- **Work to do**: Tally the lines of the listing that contain the word "chart", then give the total and nothing else.

▼▼▼

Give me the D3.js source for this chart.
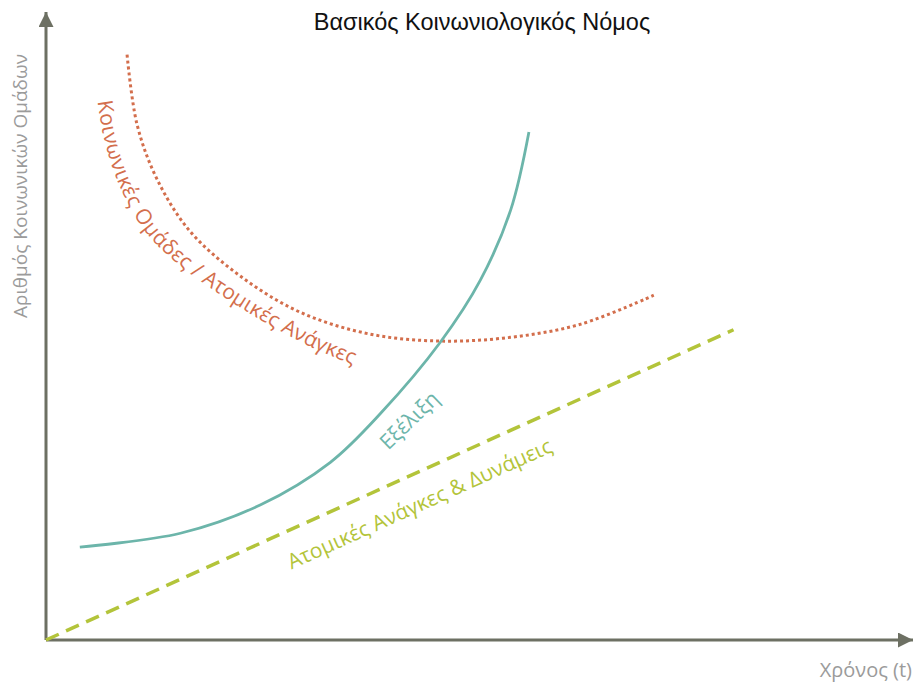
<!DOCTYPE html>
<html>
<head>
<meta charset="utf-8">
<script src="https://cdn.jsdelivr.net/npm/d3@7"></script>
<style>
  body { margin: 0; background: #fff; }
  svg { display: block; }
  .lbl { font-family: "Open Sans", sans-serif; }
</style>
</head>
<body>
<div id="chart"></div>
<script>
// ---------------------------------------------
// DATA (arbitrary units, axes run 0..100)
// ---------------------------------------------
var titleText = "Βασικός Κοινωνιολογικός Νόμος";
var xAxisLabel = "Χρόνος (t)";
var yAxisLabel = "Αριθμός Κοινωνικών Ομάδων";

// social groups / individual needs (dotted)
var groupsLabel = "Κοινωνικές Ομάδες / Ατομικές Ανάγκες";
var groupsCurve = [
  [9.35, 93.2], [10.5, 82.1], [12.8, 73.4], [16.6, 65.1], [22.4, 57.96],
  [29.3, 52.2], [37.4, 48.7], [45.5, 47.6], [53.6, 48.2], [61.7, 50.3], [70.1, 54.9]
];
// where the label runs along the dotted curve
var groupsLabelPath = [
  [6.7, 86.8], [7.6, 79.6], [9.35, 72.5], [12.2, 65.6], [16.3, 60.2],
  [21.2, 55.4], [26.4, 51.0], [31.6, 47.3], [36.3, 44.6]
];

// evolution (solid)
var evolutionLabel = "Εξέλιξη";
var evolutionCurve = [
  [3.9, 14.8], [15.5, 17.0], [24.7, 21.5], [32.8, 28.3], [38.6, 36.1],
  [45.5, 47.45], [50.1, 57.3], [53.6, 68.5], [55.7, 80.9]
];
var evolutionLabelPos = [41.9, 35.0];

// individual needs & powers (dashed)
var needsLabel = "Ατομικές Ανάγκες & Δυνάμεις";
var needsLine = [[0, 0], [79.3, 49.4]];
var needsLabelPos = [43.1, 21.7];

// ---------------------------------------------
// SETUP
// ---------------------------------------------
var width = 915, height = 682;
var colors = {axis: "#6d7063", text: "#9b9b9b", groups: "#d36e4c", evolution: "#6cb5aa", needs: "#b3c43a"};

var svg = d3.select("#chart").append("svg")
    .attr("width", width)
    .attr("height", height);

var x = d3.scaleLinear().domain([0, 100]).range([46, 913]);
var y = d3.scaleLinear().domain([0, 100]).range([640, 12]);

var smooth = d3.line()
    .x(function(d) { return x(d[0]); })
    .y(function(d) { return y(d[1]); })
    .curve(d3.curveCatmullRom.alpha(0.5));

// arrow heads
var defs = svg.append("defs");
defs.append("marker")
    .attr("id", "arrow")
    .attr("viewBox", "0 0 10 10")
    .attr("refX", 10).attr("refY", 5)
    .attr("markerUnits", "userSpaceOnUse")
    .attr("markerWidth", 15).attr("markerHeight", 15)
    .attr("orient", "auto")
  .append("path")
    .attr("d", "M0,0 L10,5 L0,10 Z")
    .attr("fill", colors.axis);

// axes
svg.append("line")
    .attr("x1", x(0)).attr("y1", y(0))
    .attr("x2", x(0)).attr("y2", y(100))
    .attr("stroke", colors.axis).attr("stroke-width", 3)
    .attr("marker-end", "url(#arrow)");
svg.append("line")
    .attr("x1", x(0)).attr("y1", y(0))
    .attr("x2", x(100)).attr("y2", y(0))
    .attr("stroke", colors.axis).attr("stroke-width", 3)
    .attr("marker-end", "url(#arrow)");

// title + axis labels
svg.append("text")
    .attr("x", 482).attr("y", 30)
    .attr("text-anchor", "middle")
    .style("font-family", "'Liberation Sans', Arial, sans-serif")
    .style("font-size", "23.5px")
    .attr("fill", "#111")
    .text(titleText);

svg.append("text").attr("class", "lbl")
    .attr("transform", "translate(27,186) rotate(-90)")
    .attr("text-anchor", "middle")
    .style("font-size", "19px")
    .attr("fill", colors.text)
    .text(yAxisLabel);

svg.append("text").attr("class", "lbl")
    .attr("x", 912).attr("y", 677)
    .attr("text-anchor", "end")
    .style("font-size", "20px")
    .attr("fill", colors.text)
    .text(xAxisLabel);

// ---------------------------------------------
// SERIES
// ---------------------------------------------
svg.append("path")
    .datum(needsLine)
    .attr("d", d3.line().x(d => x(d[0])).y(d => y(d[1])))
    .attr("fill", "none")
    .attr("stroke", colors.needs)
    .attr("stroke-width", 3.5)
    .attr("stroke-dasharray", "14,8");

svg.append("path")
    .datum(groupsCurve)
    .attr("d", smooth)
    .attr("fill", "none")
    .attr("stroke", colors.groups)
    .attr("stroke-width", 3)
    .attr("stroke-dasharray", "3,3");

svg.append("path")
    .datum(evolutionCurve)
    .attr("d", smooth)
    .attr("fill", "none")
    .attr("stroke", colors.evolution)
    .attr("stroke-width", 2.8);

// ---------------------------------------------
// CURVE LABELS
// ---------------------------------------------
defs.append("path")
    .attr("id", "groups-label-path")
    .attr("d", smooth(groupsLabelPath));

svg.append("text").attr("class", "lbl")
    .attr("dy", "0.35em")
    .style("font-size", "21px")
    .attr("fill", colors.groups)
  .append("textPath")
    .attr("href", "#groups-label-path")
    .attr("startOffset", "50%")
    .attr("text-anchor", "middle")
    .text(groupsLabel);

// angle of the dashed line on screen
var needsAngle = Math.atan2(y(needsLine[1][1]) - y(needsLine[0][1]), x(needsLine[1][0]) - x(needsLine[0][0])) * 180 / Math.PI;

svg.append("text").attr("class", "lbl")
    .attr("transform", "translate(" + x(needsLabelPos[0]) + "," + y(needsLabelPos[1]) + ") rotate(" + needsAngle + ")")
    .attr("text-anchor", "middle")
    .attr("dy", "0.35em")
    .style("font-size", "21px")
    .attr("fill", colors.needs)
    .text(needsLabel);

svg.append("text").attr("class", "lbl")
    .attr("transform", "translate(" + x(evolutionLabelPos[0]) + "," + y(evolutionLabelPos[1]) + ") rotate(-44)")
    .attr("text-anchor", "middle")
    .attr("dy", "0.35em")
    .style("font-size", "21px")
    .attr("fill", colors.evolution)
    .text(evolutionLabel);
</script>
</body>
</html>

▲▲▲

- **Complete output**: 3